This morning, I sat on the couch for meditation. My mind unfocused. There was an intangible basket in my lap.
I looked around at the people in my life, to the entire world. I collected the challenges, and placed them solemnly into the basket.
Injuries and pain. Hospitalization. Relationship turmoil. Money conundrums. Feeling unheard. They all went in.
Children. Education in Covid times. Dis-ease. Unemployment. Overtime in employment. Civil unrest. Hopelessness. Separation from loved ones. Death. That was the second layer.
A nation divided. Tears and frustration. Legal arguments. Destruction of the planet. Caring for babies. Physical challenges and inability. Genocide and war… How big was this basket anyway?

Infinite.
The contents were also infinite. This was not my basket to hold, but mine to carry to the Eternal, to present to God for healing, compassion, comprehension, resolve. Peace.

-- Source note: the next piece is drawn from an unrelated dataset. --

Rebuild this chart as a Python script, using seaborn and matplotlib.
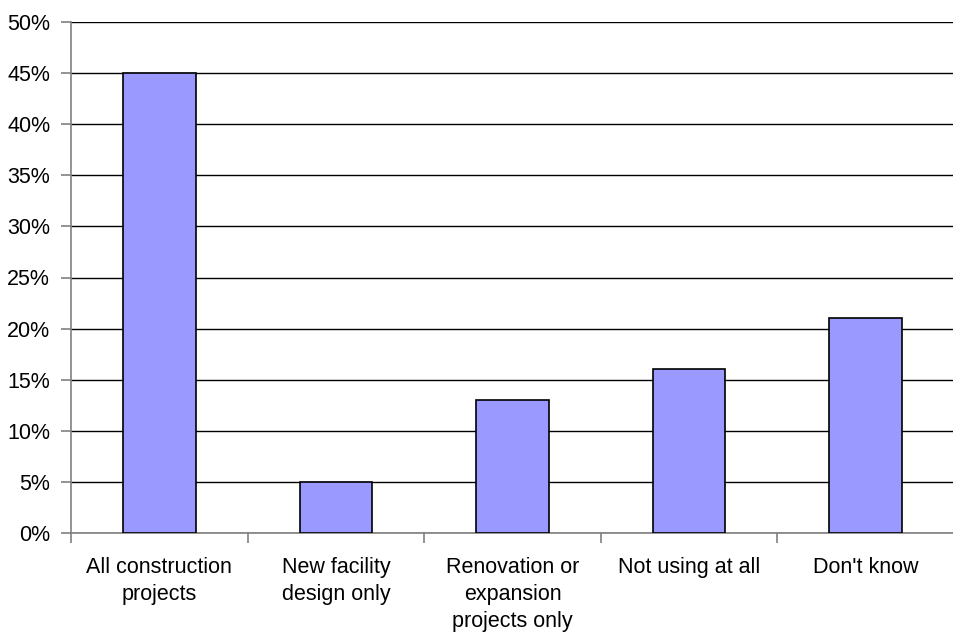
import matplotlib
matplotlib.use("Agg")
import matplotlib.pyplot as plt
import seaborn as sns
import pandas as pd
from matplotlib.ticker import FuncFormatter, MultipleLocator

categories = [
    "All construction\nprojects",
    "New facility\ndesign only",
    "Renovation or\nexpansion\nprojects only",
    "Not using at all",
    "Don't know",
]
shares = [45, 5, 13, 16, 21]

df = pd.DataFrame({"category": categories, "share": shares})

sns.set_theme(style="white")
plt.rcParams["font.family"] = ["Liberation Sans", "DejaVu Sans"]

fig = plt.figure(figsize=(9.54, 6.35), dpi=100)
ax = fig.add_axes([71 / 954, 1 - 533 / 635, 1 - 71 / 954, (533 - 22) / 635])

sns.barplot(data=df, x="category", y="share", ax=ax, color="#9999FF",
            saturation=1, width=0.41, edgecolor="black", linewidth=1.2,
            zorder=3)

ax.set_ylim(0, 50)
ax.set_xlim(-0.5, 4.5 - 10 / 179)
ax.yaxis.set_major_locator(MultipleLocator(5))
ax.yaxis.set_major_formatter(FuncFormatter(lambda v, _: f"{v:.0f}%"))
ax.grid(axis="y", color="black", linewidth=1.0, zorder=0)
ax.set_axisbelow(True)

for side in ("top", "right"):
    ax.spines[side].set_visible(False)
for side in ("left", "bottom"):
    ax.spines[side].set_color("#808080")
    ax.spines[side].set_linewidth(1.2)

ax.set_xlabel("")
ax.set_ylabel("")
ax.set_xticks([i for i in range(5)])
ax.set_xticklabels(categories, fontsize=15.5, color="black", linespacing=1.4)
ax.tick_params(axis="x", length=0, pad=17)
ax.tick_params(axis="y", length=7, width=1.2, color="#808080",
               labelsize=15.5, labelcolor="black", pad=8, left=True)
# category boundary ticks below the axis
ax.set_xticks([i + 0.5 for i in range(-1, 5)], minor=True)
ax.tick_params(axis="x", which="minor", length=7, width=1.2,
               color="#808080", bottom=True)

fig.savefig("out.png", dpi=100)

No one is untouched. Each of us has a reason to cry. Our moments are daunting and enormous. If that goes unrecognized, the shift will be more difficult. We need to sit with our individual baskets, put in the elements of our grief. Face it, feel it.
And let it go.
Let the basket go.
Tie it to balloons and send it up.
Step through the reeds and let it float down.
Hand it to an ancestor, and watch her carry it to God.
Let it go.
We are too small, too incapable, too powerless. Face it. Feel it. Let it go.